Mr Ndlovu was one of the best chairmen that I’ve ever worked with. In terms of us playing football, he was one of the best, but when it comes to money, that was the sad part. But in terms of football, yho, yho, yho! La baba lowa (That old man) had passion that I never knew where he got it from. He would tell us that ibhola alilahlwa (the ball cannot be given away cheaply) and say, “Madoda, masidlalen­i ibhola. Ungalilahl­i (Gents, let’s play football. Don’t lose it).” That old man loved us and I guess that’s why we never dwelled too much on financial issues because we were playing and our chairman loved us. He used to sit us down and tell us that imali izoza (the money is going to come). One time, he bought cars for most of the

senior players. Of course, as a youngster, when the chairman buys you a car and then he tells you that imali iyeza (the money is coming), you relax and tell yourwill self that everything turn out well. Only to find out that the years are also moving and that’s why, at a later stage, you ask yourself, ‘What’s happening here? I’m 32 years and I have nothing. I only have debts and my career is coming to an end.’ That thing that you are young and playing football is no longer there, and people are judging you out there. They are talking things that they don’t know about. Ja! We Black people, bro yam, sintswempu kabi (we’re very good) when it comes to talking about things we know nothing about. That’s when you realise that the chairman was robbing you, and then you start talking about it that this guy was robbing us, he was doing this and that. But we also have to blame ourselves, I don’t want to lie, for also not doing things right.

Well, you say Mr Ndlovu bought you cars. It seems like he didn’t even care whether you had a driver’s licence or not, as long as he gifted his proteges with cars. Ha, ha, ha. MaLungas, you see, when it comes to this car issue, it was, like, shocking.
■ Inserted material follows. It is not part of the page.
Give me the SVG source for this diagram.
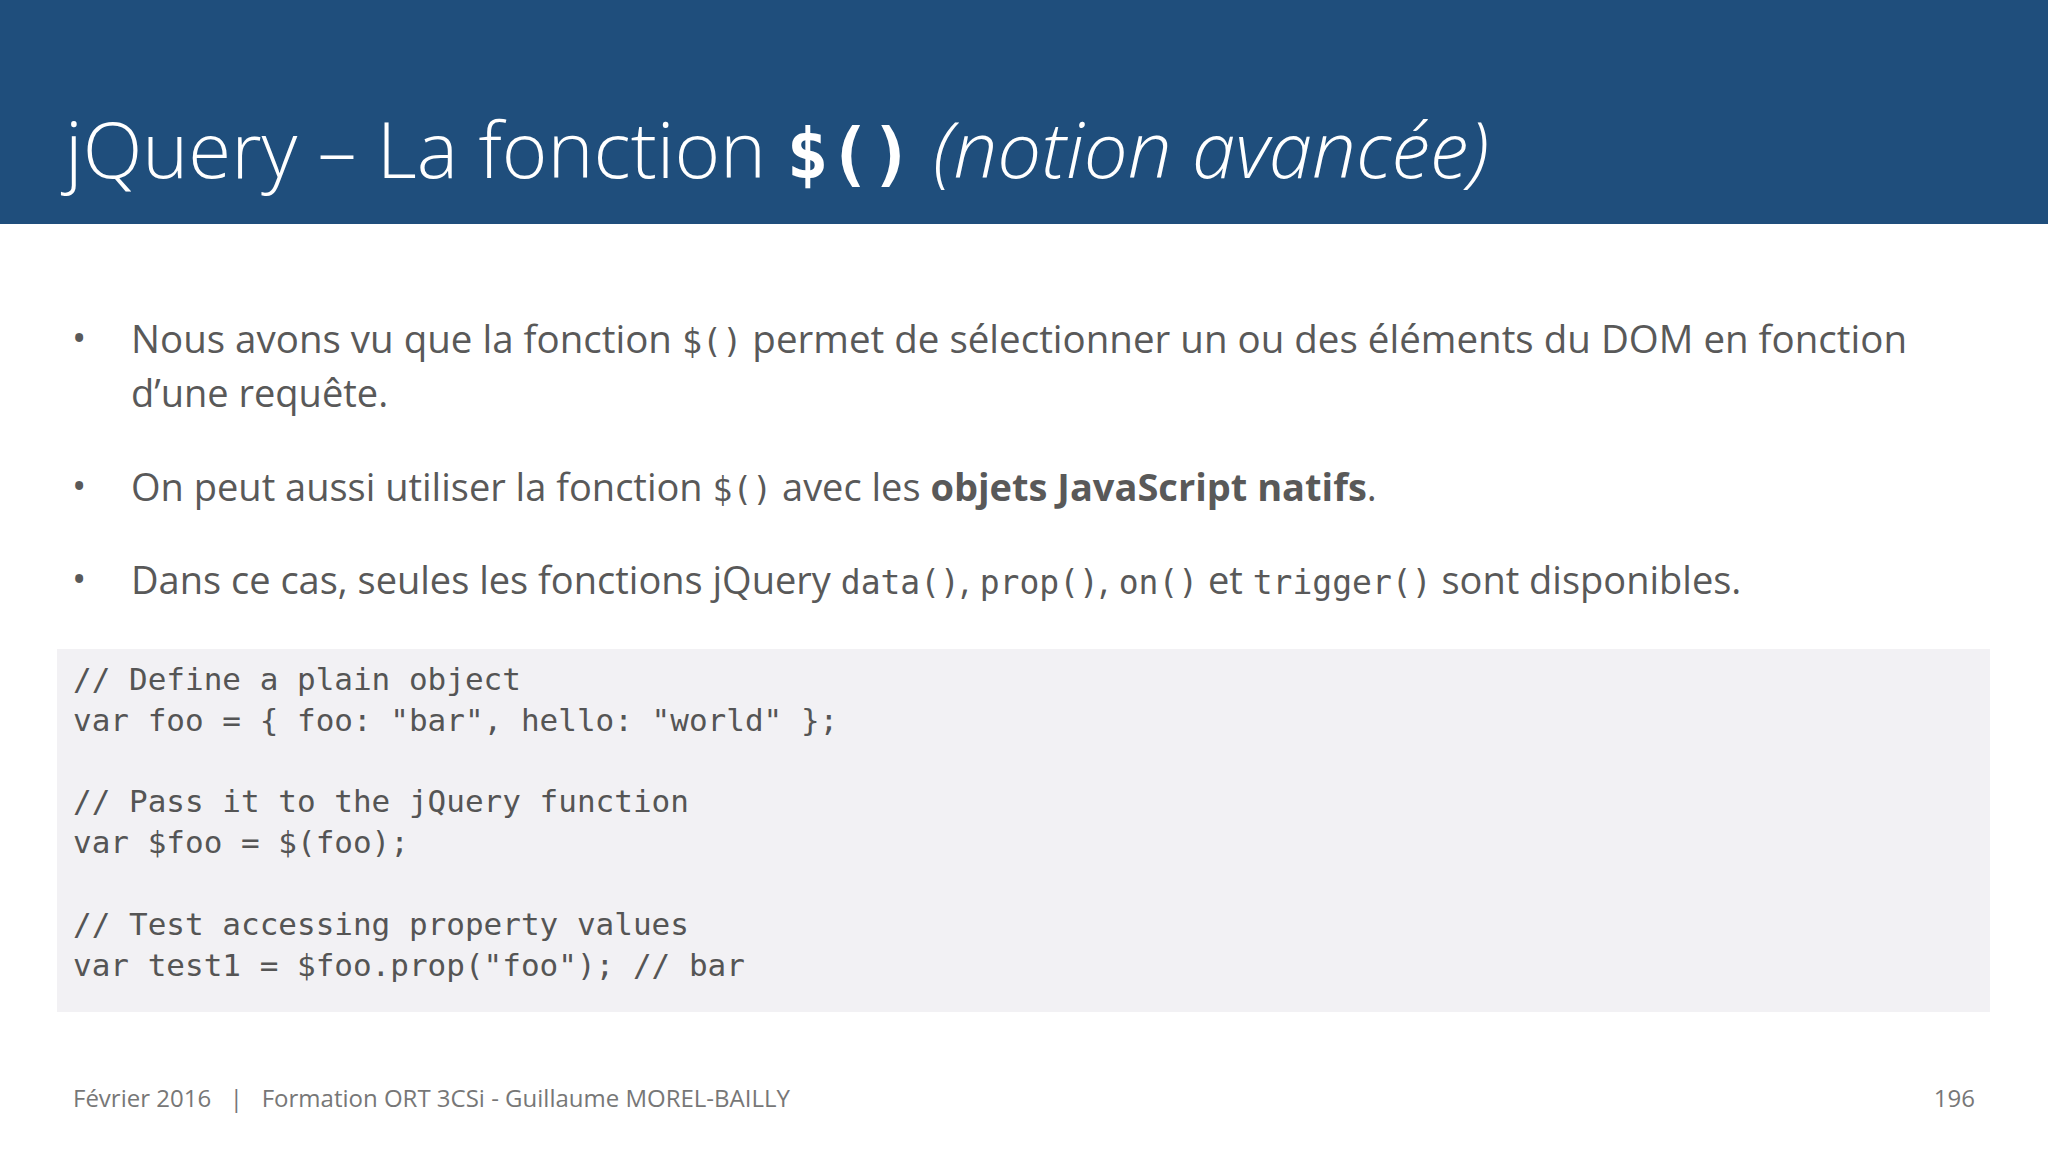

Remember, at Benoni we were playing football and were young boys. Thoughts about one day owning a car had not even crossed my mind because one thing that I wished for in my life was to buy my mother a house. That was the first priority for me. But then when I could see that the house thing was not happening and then I’m being bought a car, which I don’t have a debt for it, I accepted it with both hands. But the tricky part was that I didn’t even have a driver’s licence. Well, the good thing was that I was at least known all over the place. So, the police and even metro police knew me. What I would do is that I would take a copy of Soccer Laduma and put it on the front passenger seat whenever I took a drive, ha, ha, ha. I would just make sure that the page that had my interview was open so that my picture would be visible. Sometimes after we played against, say, Orlando Pirates over the weekend and I had scored, you guys would feature me in the paper, and then when the traffic cops stopped me, they would start asking me questions and I would realise that that I was in a tight corner here. When they asked me to produce a driver’s licence, I would say, “Eish, grootman, yazi, nge weekend, besidlala ne Pirates, angazi ukuthi ilicence yam ikuphi (big man, you know, over the weekend, we were playing against Pirates, I just don’t know where I put my licence).” I would then suddenly start fiddling with the Soccer Laduma copy so that they could see my picture.
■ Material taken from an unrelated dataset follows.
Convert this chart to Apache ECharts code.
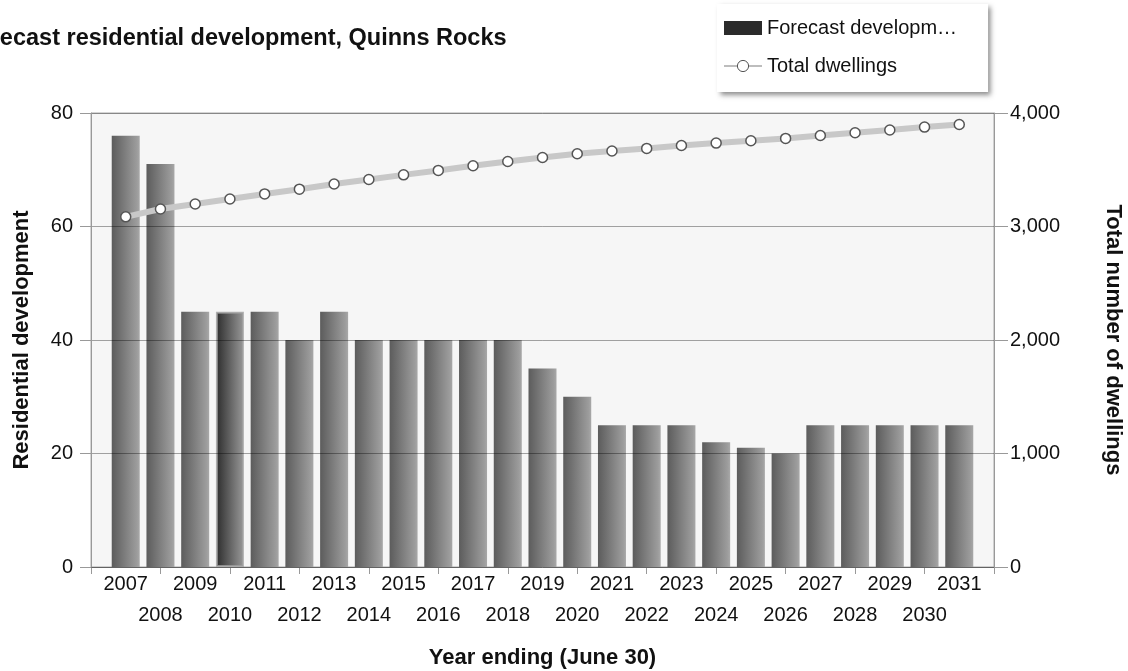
<!DOCTYPE html>
<html>
<head>
<meta charset="utf-8">
<script src="https://cdn.jsdelivr.net/npm/echarts@6/dist/echarts.min.js"></script>
<style>
    html, body { margin: 0; padding: 0; background: #fff; }
    #chart { width: 1128px; height: 671px; }
</style>
</head>
<body>
<div id="chart"></div>
<script>
    const years = ['2007', '2008', '2009', '2010', '2011', '2012', '2013', '2014', '2015', '2016',
        '2017', '2018', '2019', '2020', '2021', '2022', '2023', '2024', '2025', '2026',
        '2027', '2028', '2029', '2030', '2031'];
    const development = [76, 71, 45, 45, 45, 40, 45, 40, 40, 40, 40, 40, 35, 30, 25, 25, 25, 22, 21, 20, 25, 25, 25, 25, 25];
    const dwellings = [3085, 3154, 3198, 3242, 3287, 3329, 3374, 3414, 3455, 3494, 3535, 3573, 3608,
        3641, 3665, 3688, 3714, 3735, 3756, 3776, 3802, 3826, 3850, 3876, 3899];
    const highlightYear = '2010';

    // one empty slot each side so the plot has the half-gap padding of the original
    const firstPad = String(+years[0] - 1);
    const lastPad = String(+years[years.length - 1] + 1);
    const categories = [firstPad].concat(years, [lastPad]);

    const font = '"Liberation Sans", Arial, sans-serif';

    const barGrad = {
        type: 'linear', x: 0, y: 0, x2: 1, y2: 0,
        colorStops: [{ offset: 0, color: '#5c5c5c' }, { offset: 0.9, color: '#9c9c9c' }, { offset: 1, color: '#a8a8a8' }]
    };
    const barGradDark = {
        type: 'linear', x: 0, y: 0, x2: 1, y2: 0,
        colorStops: [{ offset: 0, color: '#2c2c2c' }, { offset: 1, color: '#999999' }]
    };

    const barData = [null].concat(development.map((v, i) => {
        if (years[i] === highlightYear) {
            return { value: v, itemStyle: { color: barGradDark, borderColor: 'rgba(160,160,160,0.8)', borderWidth: 2 } };
        }
        return v;
    }), [null]);
    const lineData = [null].concat(dwellings, [null]);

    var option = {
        textStyle: { fontFamily: font },
        animation: false,
        title: {
            text: 'Forecast residential development, Quinns Rocks',
            left: -38,
            top: 27,
            padding: 0,
            textStyle: { fontSize: 23.5, fontWeight: 'bold', color: '#111', fontFamily: font }
        },
        legend: {
            orient: 'vertical',
            left: 717,
            top: 4,
            padding: [14, 31, 16, 6],
            itemWidth: 38,
            itemHeight: 14,
            itemGap: 18,
            backgroundColor: '#fff',
            shadowColor: 'rgba(0,0,0,0.45)',
            shadowBlur: 5,
            shadowOffsetX: 3,
            shadowOffsetY: 3,
            textStyle: { fontSize: 20, color: '#111', fontFamily: font },
            formatter: function (name) {
                return name === 'Forecast development' ? 'Forecast developm\u2026' : name;
            },
            data: [
                { name: 'Forecast development', icon: 'rect', itemStyle: { color: '#2b2b2b' } },
                { name: 'Total dwellings', lineStyle: { width: 2, color: '#bdbdbd' },
                    itemStyle: { color: '#fff', borderColor: '#555', borderWidth: 1 } }
            ]
        },
        grid: {
            left: 91,
            right: 134,
            top: 113,
            bottom: 104,
            containLabel: false,
            outerBoundsMode: 'none',
            show: true,
            backgroundColor: '#f6f6f6',
            borderColor: '#aaa',
            borderWidth: 1
        },
        xAxis: {
            type: 'category',
            data: categories,
            boundaryGap: false,
            name: 'Year ending (June 30)',
            nameLocation: 'middle',
            nameGap: 80,
            nameTextStyle: { fontSize: 22, fontWeight: 'bold', color: '#111' },
            axisLine: { lineStyle: { color: '#999' } },
            axisTick: { interval: 1, length: 7, lineStyle: { color: '#999' } },
            axisLabel: {
                interval: 0,
                fontSize: 20,
                color: '#111',
                margin: 2,
                lineHeight: 31,
                formatter: function (v, i) {
                    if (v === firstPad || v === lastPad) return '';
                    return i % 2 === 1 ? v : '\n' + v;
                }
            },
            splitLine: { show: false }
        },
        yAxis: [{
            type: 'value',
            min: 0,
            max: 80,
            interval: 20,
            z: 3,
            name: 'Residential development',
            nameLocation: 'middle',
            nameRotate: 90,
            nameGap: 58,
            nameTextStyle: { fontSize: 22, fontWeight: 'bold', color: '#111' },
            axisLine: { show: true, lineStyle: { color: '#999' } },
            axisTick: { show: true, length: 11, lineStyle: { color: '#999' } },
            axisLabel: { fontSize: 20, color: '#111', margin: 18 },
            splitLine: { lineStyle: { color: 'rgba(0,0,0,0.35)' } }
        }, {
            type: 'value',
            min: 0,
            max: 4000,
            interval: 1000,
            position: 'right',
            name: 'Total number of dwellings',
            nameLocation: 'middle',
            nameRotate: -90,
            nameGap: 108,
            nameTextStyle: { fontSize: 22, fontWeight: 'bold', color: '#111' },
            axisLine: { show: true, lineStyle: { color: '#999' } },
            axisTick: { show: true, length: 14, lineStyle: { color: '#999' } },
            axisLabel: {
                fontSize: 20, color: '#111', margin: 16,
                formatter: function (v) { return v.toLocaleString('en-US'); }
            },
            splitLine: { show: false }
        }],
        series: [{
            name: 'Forecast development',
            type: 'bar',
            yAxisIndex: 0,
            barWidth: 28,
            z: 2,
            itemStyle: { color: barGrad },
            data: barData
        }, {
            name: 'Total dwellings',
            type: 'line',
            yAxisIndex: 1,
            z: 5,
            symbol: 'circle',
            symbolSize: 10,
            lineStyle: { color: '#c8c8c8', width: 6 },
            itemStyle: { color: '#fff', borderColor: '#555', borderWidth: 1.5 },
            data: lineData
        }]
    };

    var myChart = echarts.init(document.getElementById('chart'));
    myChart.setOption(option);
</script>
</body>
</html>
Ha, ha, ha, that’s plain crazy!

So, most of my driving time when I was at Benoni, I would drive with a copy of Soccer Laduma, ha, ha, ha. So, Lungas, you made my life easier back in the years by putting my pictures there, my brother, because I managed to escape, ha, ha, ha.

Now we know why you’ve never declined a Soccer Laduma interview all these years.
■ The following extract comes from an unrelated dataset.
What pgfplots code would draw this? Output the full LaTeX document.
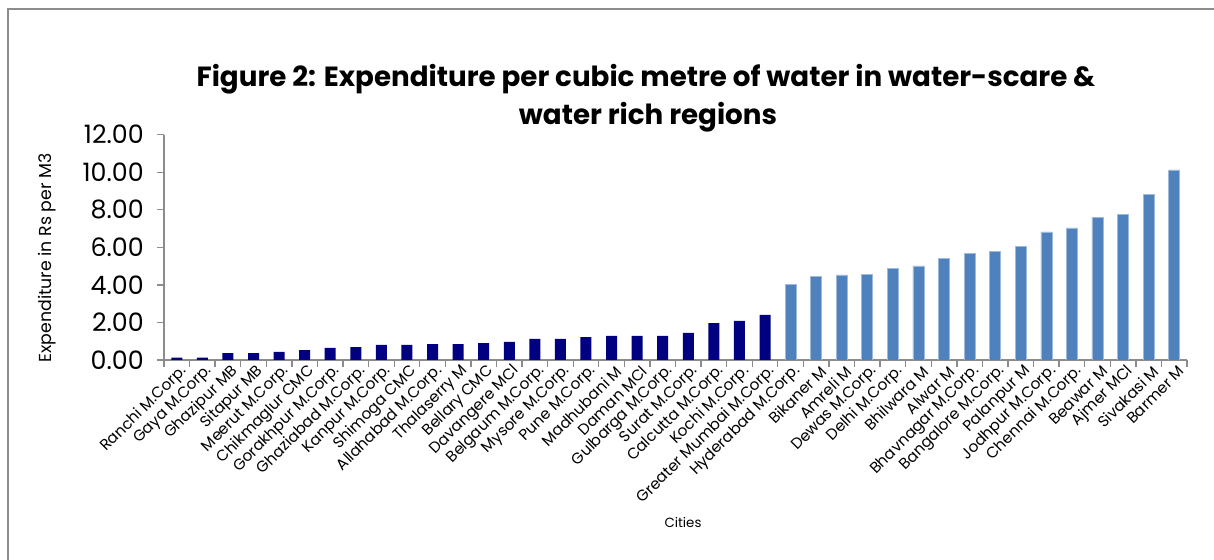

I will never decline your interview because you guys made my life so easy, I’m not gonna lie to you. I escaped a lot back then because of Soccer Laduma.

Brilliant. Hopefully they don’t come after you now because you know what they say, the arm of the law is long. Let’s let sleeping dogs lie. Moving on, who are some of the crazy characters you’ve met via the Beautiful Game? You know, I met so many players in my career, even from the opponents’ side. I met so many interestin­g people. Let me start at Benoni. There were the likes of Tsepo Masilela and July Mahlangu, who were very, very quiet guys. But they were very dangerous those two. They would finish you off even though they were quiet. You would just hear one of the guys saying, “Scooter, Tsepo and July say this and that about you”, and then the rest of the boys would erupt in laughter. That’s why I’m saying there, we were a family because there were some naughty ones like (Masixole) “Mara” May, myself, abo (the likes of) … I forgot this boy’s name, I’ll remember it as we are talking. You had abo Thabo Mabaso, who was another quiet one. When he addressed you, he spoke in a forthright manner and never beat about the bush. Do you remember Noel Yobou, the goalkeeper from Cameroon? That guy was crazy. He was naughty as ever, but the problem is that he did not have a good command of English, so whatever he wanted to say, he would struggle a bit. But you would hear that this guy wanted to say something naughty, ha, ha, ha. So, we had different characters and if I could describe all these characters, you would see that we were a family, you know.

After that, came Thanda Royal Zulu… The team was sold. I didn’t leave Benoni because I wanted to leave. Probably we would have starved there up until we retired, ha, ha, ha. The team was sold to these people from Sweden and it changed name to Thanda Royal Zulu, so that’s how I left. You see, there we were swimming in money, ha, ha, ha! Everything was different to what we had experience­d at Benoni. Everything changed and that’s where you could see that you know what, you were robbed. But you didn’t have an understand­ing of how these things worked. The Benoni boss didn’t have money, but these people had money and they were giving us money. Mr Ndlovu didn’t have money, but we were playing. Everything was fine there ko (at) Thanda. As for characters, Thanda was crazy, crazy, crazy.